Copy exactly the lines from the beginning of the data down to and including the line holding "const yTicksB = [0.805, 1.805, 2.805, 3.805, 4.805, 5.805];", without any pictures.

- **DATA**:
++++++
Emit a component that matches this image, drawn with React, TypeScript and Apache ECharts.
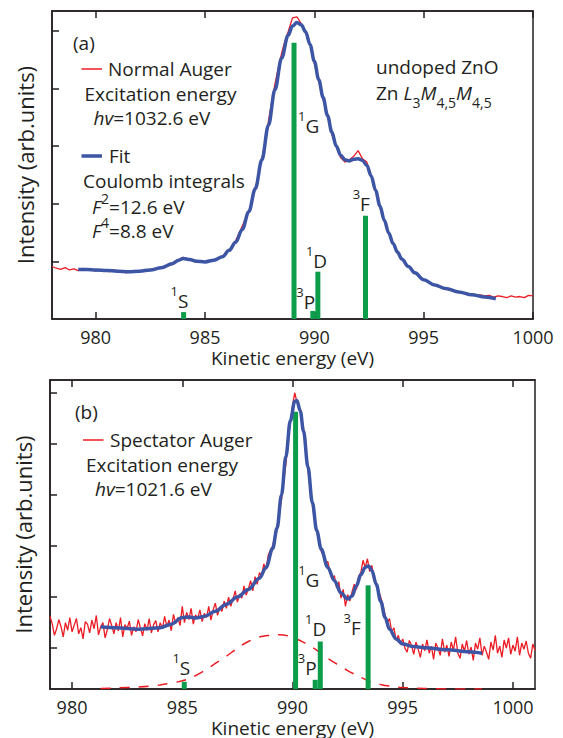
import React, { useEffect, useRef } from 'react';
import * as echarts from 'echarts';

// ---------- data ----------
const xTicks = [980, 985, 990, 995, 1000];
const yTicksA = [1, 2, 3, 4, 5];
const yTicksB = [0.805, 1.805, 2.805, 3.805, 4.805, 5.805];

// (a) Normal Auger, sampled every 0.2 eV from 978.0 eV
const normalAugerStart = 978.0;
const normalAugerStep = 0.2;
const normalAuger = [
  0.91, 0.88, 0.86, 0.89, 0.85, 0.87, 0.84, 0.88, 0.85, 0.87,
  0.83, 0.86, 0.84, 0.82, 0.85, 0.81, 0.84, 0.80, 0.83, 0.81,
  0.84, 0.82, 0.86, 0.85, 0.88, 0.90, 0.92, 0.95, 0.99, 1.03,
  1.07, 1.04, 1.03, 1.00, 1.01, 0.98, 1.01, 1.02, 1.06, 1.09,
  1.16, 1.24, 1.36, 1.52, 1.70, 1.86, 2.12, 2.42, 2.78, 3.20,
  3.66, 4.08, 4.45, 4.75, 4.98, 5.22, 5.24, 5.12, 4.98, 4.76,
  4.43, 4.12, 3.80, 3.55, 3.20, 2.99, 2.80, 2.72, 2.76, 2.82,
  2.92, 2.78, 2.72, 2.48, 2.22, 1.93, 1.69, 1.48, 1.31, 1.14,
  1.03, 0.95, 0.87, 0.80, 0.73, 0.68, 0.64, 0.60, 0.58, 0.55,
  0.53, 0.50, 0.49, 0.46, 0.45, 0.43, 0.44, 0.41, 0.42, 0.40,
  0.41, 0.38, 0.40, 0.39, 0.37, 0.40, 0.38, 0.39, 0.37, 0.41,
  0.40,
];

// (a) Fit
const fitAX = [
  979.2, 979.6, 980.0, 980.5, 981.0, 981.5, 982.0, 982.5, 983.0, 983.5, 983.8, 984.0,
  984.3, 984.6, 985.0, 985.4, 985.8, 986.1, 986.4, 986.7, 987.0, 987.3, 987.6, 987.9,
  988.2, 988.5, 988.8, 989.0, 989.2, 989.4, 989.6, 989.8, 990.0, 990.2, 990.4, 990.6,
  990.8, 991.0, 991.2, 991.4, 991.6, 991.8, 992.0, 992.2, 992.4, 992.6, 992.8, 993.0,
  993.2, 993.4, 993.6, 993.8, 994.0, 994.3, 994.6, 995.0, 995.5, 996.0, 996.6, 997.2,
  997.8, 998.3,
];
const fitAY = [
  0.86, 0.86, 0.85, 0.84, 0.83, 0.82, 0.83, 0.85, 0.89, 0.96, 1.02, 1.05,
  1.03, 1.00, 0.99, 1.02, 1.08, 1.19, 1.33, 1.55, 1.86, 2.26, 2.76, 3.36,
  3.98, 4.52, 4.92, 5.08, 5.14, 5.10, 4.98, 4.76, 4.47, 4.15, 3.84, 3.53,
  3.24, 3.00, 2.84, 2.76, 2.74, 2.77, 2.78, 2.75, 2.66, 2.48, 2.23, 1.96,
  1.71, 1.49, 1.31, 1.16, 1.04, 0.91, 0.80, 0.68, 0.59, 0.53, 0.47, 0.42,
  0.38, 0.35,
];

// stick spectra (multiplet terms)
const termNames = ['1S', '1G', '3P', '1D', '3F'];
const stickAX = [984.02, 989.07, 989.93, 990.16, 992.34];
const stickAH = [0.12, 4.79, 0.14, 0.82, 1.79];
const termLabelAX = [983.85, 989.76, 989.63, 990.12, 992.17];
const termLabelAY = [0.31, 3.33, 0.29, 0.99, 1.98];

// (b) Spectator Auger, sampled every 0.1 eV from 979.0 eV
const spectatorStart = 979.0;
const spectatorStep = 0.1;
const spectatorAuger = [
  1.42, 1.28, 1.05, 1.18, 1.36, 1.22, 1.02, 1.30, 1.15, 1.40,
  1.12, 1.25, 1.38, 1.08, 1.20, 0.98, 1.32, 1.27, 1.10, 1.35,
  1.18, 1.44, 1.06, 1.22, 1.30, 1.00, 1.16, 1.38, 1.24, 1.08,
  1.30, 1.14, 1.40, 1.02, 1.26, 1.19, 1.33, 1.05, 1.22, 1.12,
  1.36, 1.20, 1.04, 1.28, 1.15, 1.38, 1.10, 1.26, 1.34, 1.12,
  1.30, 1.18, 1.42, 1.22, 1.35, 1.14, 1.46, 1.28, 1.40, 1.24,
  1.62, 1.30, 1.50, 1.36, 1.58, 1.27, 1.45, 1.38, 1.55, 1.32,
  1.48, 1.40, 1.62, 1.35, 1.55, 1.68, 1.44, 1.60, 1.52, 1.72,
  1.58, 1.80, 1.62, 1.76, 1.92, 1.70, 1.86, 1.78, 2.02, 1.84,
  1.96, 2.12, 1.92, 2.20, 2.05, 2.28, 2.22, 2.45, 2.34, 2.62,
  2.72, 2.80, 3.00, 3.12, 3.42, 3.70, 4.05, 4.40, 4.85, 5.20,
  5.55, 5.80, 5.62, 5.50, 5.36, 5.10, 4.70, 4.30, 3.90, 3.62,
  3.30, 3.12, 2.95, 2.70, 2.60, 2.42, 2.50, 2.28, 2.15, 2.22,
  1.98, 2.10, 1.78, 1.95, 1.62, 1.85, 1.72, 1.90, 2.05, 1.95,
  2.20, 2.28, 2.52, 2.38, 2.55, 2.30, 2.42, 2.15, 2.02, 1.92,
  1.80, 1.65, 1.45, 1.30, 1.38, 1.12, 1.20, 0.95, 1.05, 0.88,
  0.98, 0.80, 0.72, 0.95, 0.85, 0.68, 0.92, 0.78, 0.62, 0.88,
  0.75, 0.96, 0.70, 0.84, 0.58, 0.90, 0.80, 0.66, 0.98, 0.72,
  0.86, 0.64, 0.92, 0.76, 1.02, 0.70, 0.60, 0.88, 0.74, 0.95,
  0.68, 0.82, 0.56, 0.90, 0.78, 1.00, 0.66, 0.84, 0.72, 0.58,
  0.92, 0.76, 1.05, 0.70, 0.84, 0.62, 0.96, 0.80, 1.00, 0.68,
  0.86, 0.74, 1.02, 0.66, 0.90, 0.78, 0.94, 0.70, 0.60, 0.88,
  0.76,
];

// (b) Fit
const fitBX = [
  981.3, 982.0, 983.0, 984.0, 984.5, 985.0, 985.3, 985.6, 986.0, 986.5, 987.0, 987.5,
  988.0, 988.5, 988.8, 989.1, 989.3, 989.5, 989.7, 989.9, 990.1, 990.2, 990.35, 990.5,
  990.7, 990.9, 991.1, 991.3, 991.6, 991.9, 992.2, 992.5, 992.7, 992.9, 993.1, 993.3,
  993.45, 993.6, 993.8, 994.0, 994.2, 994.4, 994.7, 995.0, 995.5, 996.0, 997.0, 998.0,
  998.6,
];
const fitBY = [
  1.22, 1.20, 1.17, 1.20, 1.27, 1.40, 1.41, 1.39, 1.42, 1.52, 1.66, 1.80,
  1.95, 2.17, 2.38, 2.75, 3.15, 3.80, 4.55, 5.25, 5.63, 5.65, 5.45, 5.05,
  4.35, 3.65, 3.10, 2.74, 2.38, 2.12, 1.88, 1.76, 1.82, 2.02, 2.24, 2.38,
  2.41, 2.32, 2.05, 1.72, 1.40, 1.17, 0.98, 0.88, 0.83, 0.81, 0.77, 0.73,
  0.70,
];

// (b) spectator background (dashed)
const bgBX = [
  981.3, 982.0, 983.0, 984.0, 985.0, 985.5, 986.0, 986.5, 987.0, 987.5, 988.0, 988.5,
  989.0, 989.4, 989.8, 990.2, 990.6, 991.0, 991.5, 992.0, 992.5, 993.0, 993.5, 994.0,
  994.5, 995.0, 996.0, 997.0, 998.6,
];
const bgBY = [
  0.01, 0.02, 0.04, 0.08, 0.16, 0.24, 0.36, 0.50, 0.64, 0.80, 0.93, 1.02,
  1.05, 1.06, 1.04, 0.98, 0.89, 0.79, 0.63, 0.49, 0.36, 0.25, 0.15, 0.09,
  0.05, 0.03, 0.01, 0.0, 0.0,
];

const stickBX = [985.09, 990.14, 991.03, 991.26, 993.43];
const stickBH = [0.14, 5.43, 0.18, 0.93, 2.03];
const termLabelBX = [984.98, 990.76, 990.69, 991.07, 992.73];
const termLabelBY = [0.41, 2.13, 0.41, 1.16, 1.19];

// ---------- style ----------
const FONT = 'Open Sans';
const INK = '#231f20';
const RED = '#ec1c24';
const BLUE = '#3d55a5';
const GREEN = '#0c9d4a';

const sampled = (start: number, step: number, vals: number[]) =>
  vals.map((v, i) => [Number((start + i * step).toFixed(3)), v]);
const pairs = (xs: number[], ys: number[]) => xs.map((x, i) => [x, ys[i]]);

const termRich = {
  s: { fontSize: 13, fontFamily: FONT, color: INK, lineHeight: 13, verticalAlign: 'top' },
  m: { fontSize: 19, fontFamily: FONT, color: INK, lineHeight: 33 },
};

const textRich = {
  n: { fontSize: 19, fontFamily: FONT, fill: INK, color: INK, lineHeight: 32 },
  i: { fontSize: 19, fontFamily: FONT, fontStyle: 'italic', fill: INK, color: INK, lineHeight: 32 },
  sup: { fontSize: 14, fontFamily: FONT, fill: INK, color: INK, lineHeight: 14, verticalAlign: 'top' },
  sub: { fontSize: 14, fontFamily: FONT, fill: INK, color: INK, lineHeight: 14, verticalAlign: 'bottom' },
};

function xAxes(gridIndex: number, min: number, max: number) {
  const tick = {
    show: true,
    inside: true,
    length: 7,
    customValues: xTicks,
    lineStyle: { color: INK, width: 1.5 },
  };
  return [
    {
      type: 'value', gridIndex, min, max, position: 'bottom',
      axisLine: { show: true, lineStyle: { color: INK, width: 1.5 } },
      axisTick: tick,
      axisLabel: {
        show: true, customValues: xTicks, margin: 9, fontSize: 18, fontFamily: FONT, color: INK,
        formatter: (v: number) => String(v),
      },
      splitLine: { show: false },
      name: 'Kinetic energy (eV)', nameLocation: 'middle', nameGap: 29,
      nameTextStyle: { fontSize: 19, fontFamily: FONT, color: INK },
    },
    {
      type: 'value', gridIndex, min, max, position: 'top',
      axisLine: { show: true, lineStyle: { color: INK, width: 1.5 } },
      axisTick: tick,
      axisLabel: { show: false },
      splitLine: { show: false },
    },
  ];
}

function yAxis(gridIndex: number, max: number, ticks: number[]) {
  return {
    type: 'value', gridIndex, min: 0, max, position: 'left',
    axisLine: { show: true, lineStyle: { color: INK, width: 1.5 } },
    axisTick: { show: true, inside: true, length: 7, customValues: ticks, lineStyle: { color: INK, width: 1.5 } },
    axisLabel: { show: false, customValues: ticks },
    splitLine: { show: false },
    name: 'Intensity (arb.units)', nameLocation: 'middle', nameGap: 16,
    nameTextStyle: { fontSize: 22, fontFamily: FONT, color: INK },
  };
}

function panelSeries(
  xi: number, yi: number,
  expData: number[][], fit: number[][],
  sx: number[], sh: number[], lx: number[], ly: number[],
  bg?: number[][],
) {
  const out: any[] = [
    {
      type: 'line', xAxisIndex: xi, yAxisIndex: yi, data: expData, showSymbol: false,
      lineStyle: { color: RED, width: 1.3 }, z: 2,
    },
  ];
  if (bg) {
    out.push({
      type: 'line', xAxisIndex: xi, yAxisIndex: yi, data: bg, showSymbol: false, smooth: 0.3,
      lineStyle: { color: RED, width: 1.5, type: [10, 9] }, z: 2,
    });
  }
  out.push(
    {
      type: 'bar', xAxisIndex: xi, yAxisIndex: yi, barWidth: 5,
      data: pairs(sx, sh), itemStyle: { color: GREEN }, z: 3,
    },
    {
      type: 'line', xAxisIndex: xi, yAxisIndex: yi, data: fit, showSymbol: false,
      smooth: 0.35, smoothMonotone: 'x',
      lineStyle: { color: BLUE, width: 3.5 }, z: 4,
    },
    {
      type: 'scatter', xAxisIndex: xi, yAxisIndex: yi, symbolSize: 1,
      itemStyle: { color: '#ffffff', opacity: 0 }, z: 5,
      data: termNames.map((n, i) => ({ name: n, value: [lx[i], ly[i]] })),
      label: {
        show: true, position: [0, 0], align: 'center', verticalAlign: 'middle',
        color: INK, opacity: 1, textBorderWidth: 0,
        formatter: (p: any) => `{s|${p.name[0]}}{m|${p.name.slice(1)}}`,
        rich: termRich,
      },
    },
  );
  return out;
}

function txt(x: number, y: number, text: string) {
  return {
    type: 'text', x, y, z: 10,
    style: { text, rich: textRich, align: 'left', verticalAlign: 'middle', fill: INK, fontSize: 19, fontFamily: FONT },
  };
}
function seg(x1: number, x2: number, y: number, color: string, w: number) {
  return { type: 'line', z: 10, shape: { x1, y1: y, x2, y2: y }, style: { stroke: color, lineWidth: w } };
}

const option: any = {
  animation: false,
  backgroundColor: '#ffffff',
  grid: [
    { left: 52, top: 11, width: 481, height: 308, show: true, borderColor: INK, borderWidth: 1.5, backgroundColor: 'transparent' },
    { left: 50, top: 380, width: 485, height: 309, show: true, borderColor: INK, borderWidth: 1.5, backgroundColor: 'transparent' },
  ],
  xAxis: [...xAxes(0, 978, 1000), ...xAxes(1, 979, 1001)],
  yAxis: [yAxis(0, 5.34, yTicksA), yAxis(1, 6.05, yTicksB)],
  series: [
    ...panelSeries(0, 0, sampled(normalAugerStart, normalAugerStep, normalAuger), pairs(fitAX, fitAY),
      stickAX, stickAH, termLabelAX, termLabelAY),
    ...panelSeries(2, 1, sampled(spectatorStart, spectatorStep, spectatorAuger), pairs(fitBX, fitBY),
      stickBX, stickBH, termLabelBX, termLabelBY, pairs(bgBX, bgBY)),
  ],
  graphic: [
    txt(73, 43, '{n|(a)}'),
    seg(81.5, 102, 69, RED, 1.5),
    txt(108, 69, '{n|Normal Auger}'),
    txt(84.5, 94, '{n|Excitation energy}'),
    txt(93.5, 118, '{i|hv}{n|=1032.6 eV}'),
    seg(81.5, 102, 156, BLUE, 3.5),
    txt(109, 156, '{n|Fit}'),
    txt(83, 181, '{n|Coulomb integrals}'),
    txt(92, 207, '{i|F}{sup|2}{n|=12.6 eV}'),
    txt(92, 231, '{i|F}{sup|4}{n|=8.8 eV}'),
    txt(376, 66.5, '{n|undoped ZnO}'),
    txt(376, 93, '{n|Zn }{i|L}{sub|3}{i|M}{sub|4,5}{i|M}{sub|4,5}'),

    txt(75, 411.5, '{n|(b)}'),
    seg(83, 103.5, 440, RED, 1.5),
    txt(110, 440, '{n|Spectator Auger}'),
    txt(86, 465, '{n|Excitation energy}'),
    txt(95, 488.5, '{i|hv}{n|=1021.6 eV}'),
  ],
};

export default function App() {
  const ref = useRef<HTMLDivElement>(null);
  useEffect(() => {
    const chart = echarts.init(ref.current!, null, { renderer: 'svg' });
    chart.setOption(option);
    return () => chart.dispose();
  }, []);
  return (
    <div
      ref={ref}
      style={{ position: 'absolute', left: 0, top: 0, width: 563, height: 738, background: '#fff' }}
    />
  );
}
++++++
- **EXPECTED OUTPUT**:
Emit a component that matches this image, drawn with React, TypeScript and Apache ECharts.
import React, { useEffect, useRef } from 'react';
import * as echarts from 'echarts';

// ---------- data ----------
const xTicks = [980, 985, 990, 995, 1000];
const yTicksA = [1, 2, 3, 4, 5];
const yTicksB = [0.805, 1.805, 2.805, 3.805, 4.805, 5.805];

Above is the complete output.